> **What the task asks**:
Repeat word for word the lines from the top of the records through the line containing "ax = fig.add_axes([0.105, 0.193, 0.79, 0.7])", and skip the pictures.

:: Given information ::

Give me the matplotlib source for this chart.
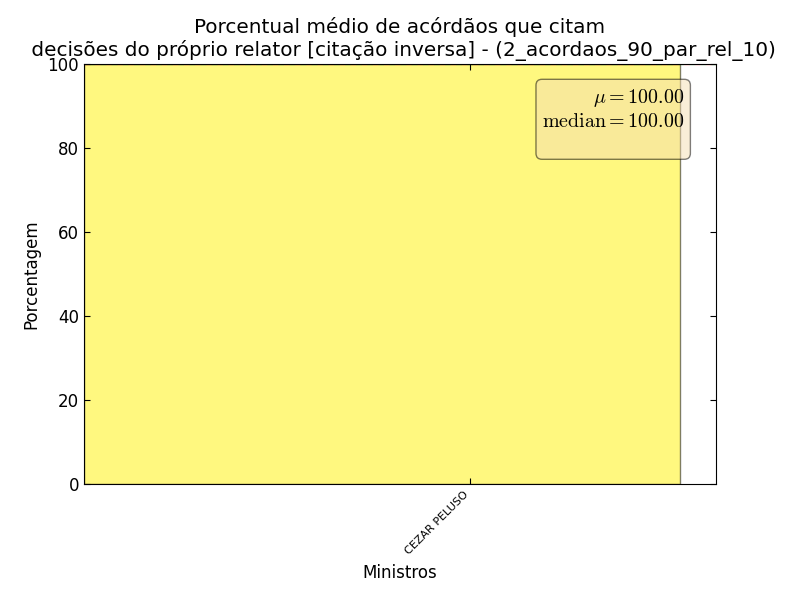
import matplotlib
matplotlib.use("Agg")
import matplotlib.pyplot as plt
import numpy as np

plt.rcParams['mathtext.fontset'] = 'cm'
plt.rcParams['font.family'] = ['DejaVu Sans']

ministros = ["CEZAR PELUSO"]
porcentagens = [100.0]
yticks = [0, 20, 40, 60, 80, 100]

mean_v = float(np.mean(porcentagens))
median_v = float(np.median(porcentagens))

fig = plt.figure(figsize=(8, 6), dpi=100)
ax = fig.add_axes([0.105, 0.193, 0.79, 0.7])

ind = np.arange(len(ministros))
width = 0.8
ax.bar(ind, porcentagens, width, align='edge', color='#fff200', alpha=0.5,
       edgecolor='black', linewidth=1)
ax.axhline(mean_v, color='red', linewidth=1.6, linestyle=(0, (2.5, 2.5)))
ax.axhline(median_v, color='green', linewidth=1.6, linestyle=(2.5, (2.5, 2.5)))

ax.set_xlim(0, 0.848)
ax.set_ylim(0, 100)
ax.set_yticks(yticks)
ax.set_xticks(ind + 0.518)
ax.set_xticklabels(ministros, rotation=45, ha='right', fontsize=8)
ax.tick_params(direction='in', top=True, right=True, labelsize=12, length=4)
ax.tick_params(axis='x', labelsize=8)

ax.set_xlabel("Ministros", fontsize=12, labelpad=6)
ax.set_ylabel("Porcentagem", fontsize=12, labelpad=5)
ax.set_title("Porcentual médio de acórdãos que citam\n decisões do próprio relator [citação inversa] - (2_acordaos_90_par_rel_10)",
             fontsize=14.4)

txt = "$\\mu=%.2f$\n$\\mathrm{median}=%.2f$\n " % (mean_v, median_v)
ax.text(0.95, 0.945, txt, transform=ax.transAxes, fontsize=14.4,
        va='top', ha='right', linespacing=1.2,
        bbox=dict(boxstyle='round', facecolor='wheat', alpha=0.5))

fig.savefig("out.png", dpi=100)
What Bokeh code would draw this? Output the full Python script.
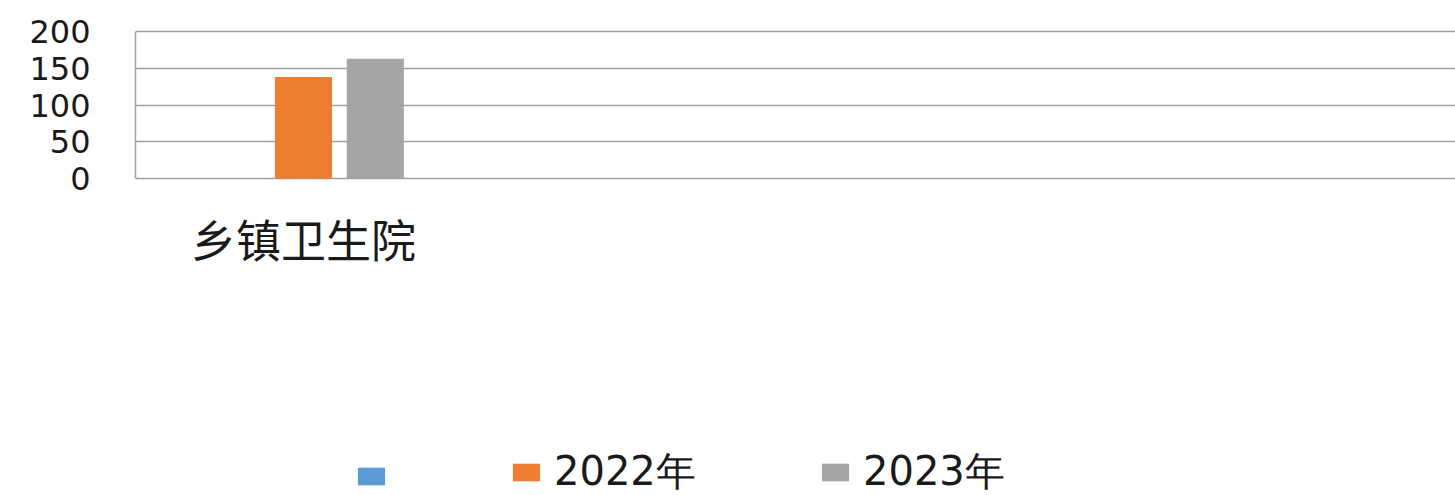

:::

> **Exercise response**:
Give me the matplotlib source for this chart.
import matplotlib
matplotlib.use("Agg")
import matplotlib.pyplot as plt
import numpy as np

plt.rcParams['mathtext.fontset'] = 'cm'
plt.rcParams['font.family'] = ['DejaVu Sans']

ministros = ["CEZAR PELUSO"]
porcentagens = [100.0]
yticks = [0, 20, 40, 60, 80, 100]

mean_v = float(np.mean(porcentagens))
median_v = float(np.median(porcentagens))

fig = plt.figure(figsize=(8, 6), dpi=100)
ax = fig.add_axes([0.105, 0.193, 0.79, 0.7])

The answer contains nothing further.